Your task: Copy exactly, and only, the lines below from the first through the one containing "7.5, 7.8, 8.1]", both included; pictures are omitted.

Source material:
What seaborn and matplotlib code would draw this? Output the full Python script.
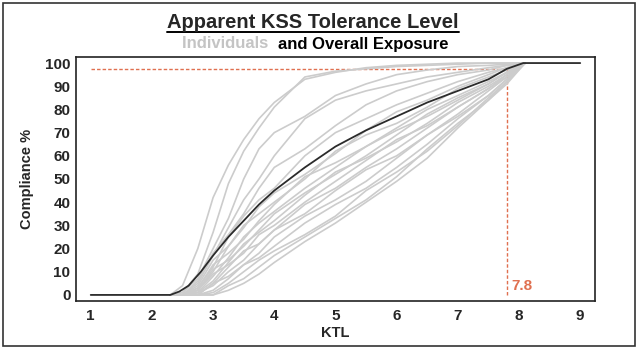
import numpy as np
import pandas as pd
import seaborn as sns
import matplotlib.pyplot as plt
from matplotlib.patches import Rectangle
from matplotlib.lines import Line2D

# KTL grid shared by the individual curves
ktl_grid = [2.3, 2.5, 2.75, 3.0, 3.25, 3.5, 3.75, 4.0, 4.5, 5.0, 5.5, 6.0, 6.5, 7.0, 7.5, 7.8, 8.1]

# individual compliance curves (%)
individuals = [
    [0, 4, 20, 42, 56, 67, 76, 83, 93, 96, 98, 99, 99.5, 100, 100, 100, 100],
    [0, 1, 9, 27, 48, 62, 72, 81, 94, 96.5, 97.5, 98.5, 99, 99.5, 100, 100, 100],
    [0, 1, 7, 20, 33, 50, 63, 70, 77, 86, 91, 95, 97, 98.5, 99, 99.5, 100],
    [0, 0, 5, 17, 29, 41, 50, 60, 76, 84, 88, 91, 94, 96, 98, 99, 100],
    [0, 0, 6, 18, 26, 35, 46, 55, 63, 73, 82, 88, 92, 95, 97, 99, 100],
    [0, 0, 3, 12, 25, 34, 41, 46, 60, 70, 76, 82, 87, 92, 96, 98, 100],
    [0, 0, 4, 15, 21, 29, 38, 44, 52, 61, 71, 79, 84, 90, 95, 98, 100],
    [0, 0, 2, 10, 21, 30, 35, 40, 50, 62, 69, 74, 81, 89, 94, 97, 100],
    [0, 0, 3, 13, 18, 24, 32, 39, 51, 57, 64, 72, 80, 86, 92, 96, 100],
    [0, 0, 1, 8, 16, 25, 31, 36, 46, 55, 64, 71, 77, 84, 91, 96, 100],
    [0, 0, 2, 11, 15, 21, 28, 35, 44, 52, 60, 69, 78, 85, 91, 96, 100],
    [0, 0, 1, 6, 14, 22, 27, 32, 43, 53, 59, 66, 74, 83, 90, 95, 100],
    [0, 0, 2, 9, 13, 18, 26, 30, 40, 49, 58, 67, 73, 81, 89, 95, 100],
    [0, 0, 0, 5, 12, 19, 22, 28, 39, 46, 55, 63, 72, 81, 89, 94, 100],
    [0, 0, 1, 4, 10, 15, 22, 28, 35, 45, 54, 60, 69, 78, 88, 94, 100],
    [0, 0, 0, 5, 8, 13, 18, 25, 34, 41, 49, 59, 69, 77, 86, 93, 100],
    [0, 0, 0, 2, 7, 13, 16, 21, 31, 39, 46, 55, 65, 76, 86, 93, 100],
    [0, 0, 0, 1, 5, 10, 15, 19, 26, 34, 45, 53, 62, 73, 85, 92, 100],
    [0, 0, 0, 0, 4, 7, 12, 17, 25, 33, 41, 51, 63, 74, 84, 92, 100],
    [0, 0, 0, 0, 2, 5, 9, 14, 23, 31, 40, 49, 59, 72, 84, 91, 100],
]

# overall exposure curve
overall_ktl = [1.0, 2.3, 2.45, 2.6, 2.8, 3.0, 3.25, 3.5, 3.75, 4.0, 4.5, 5.0, 5.5, 6.0, 6.5, 7.0, 7.5, 7.8, 8.07, 9.0]
overall_pct = [0, 0, 1.5, 4, 10, 17, 25, 32, 39, 45, 55, 64, 71, 77, 83, 88, 93, 97.5, 100, 100]

tolerance_ktl = 7.8
tolerance_pct = 97.5

rows = []
for i, ys in enumerate(individuals):
    for x, y in zip(ktl_grid, ys):
        rows.append({"KTL": x, "Compliance": y, "person": i})
df_ind = pd.DataFrame(rows)
df_all = pd.DataFrame({"KTL": overall_ktl, "Compliance": overall_pct})

sns.set_style("white")
plt.rcParams["font.family"] = ["Liberation Sans", "DejaVu Sans"]
plt.rcParams["font.weight"] = "bold"

fig = plt.figure(figsize=(6.39, 3.52), dpi=100)
ax = fig.add_axes([0.119, 0.145, 0.812, 0.693])

orange = "#e07050"
ax.plot([1, tolerance_ktl], [tolerance_pct, tolerance_pct], ls=(0, (2.5, 1.5)), color=orange, lw=1, zorder=1)
ax.plot([tolerance_ktl, tolerance_ktl], [0, tolerance_pct], ls=(0, (2.5, 1.5)), color=orange, lw=1, zorder=1)

sns.lineplot(data=df_ind, x="KTL", y="Compliance", units="person", estimator=None,
             color="#cccccc", lw=1.2, ax=ax, zorder=2)
sns.lineplot(data=df_all, x="KTL", y="Compliance", color="#2b2b2b", lw=1.3, ax=ax, zorder=3)

ax.text(tolerance_ktl + 0.08, 4, "7.8", color=orange, fontsize=11, fontweight="bold",
        ha="left", va="center")

ax.set_xlim(0.76, 9.24)
ax.set_ylim(-2.6, 102.6)
ax.set_xticks(range(1, 10))
ax.set_yticks(range(0, 101, 10))
ax.tick_params(length=0, labelsize=11)
ax.tick_params(axis="x", pad=6)
ax.tick_params(axis="y", pad=4)
for lab in ax.get_xticklabels() + ax.get_yticklabels():
    lab.set_fontweight("bold")
ax.set_xlabel("KTL", fontsize=10.5, fontweight="bold", labelpad=2)
ax.set_ylabel("Compliance %", fontsize=10.5, fontweight="bold", labelpad=8)
for s in ax.spines.values():
    s.set_color("#222222")
    s.set_linewidth(1.2)

# outer frame
fig.patches.append(Rectangle((0.005, 0.017), 0.988, 0.975, transform=fig.transFigure,
                             fill=False, edgecolor="#333333", lw=1.2))

# title with underline
title = fig.text(0.49, 0.937, "Apparent KSS Tolerance Level", ha="center", va="center",
                 fontsize=14.5, fontweight="bold")
fig.canvas.draw()
r = fig.canvas.get_renderer()
bb = title.get_window_extent(r)
fw, fh = fig.bbox.width, fig.bbox.height
fig.add_artist(Line2D([bb.x0 / fw, bb.x1 / fw], [1 - 32 / 352] * 2, color="black", lw=1.4))

# two-colour subtitle
t1 = fig.text(0, 0.875, "Individuals  ", fontsize=12, fontweight="bold", color="#c4c4c4", va="center")
t2 = fig.text(0, 0.875, "and Overall Exposure", fontsize=12, fontweight="bold", color="black", va="center")
fig.canvas.draw()
w1 = t1.get_window_extent(r).width
w2 = t2.get_window_extent(r).width
x0 = 0.493 * fw - (w1 + w2) / 2
t1.set_x(x0 / fw)
t2.set_x((x0 + w1) / fw)

fig.savefig("out.png", dpi=100)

Task solution:
What seaborn and matplotlib code would draw this? Output the full Python script.
import numpy as np
import pandas as pd
import seaborn as sns
import matplotlib.pyplot as plt
from matplotlib.patches import Rectangle
from matplotlib.lines import Line2D

# KTL grid shared by the individual curves
ktl_grid = [2.3, 2.5, 2.75, 3.0, 3.25, 3.5, 3.75, 4.0, 4.5, 5.0, 5.5, 6.0, 6.5, 7.0, 7.5, 7.8, 8.1]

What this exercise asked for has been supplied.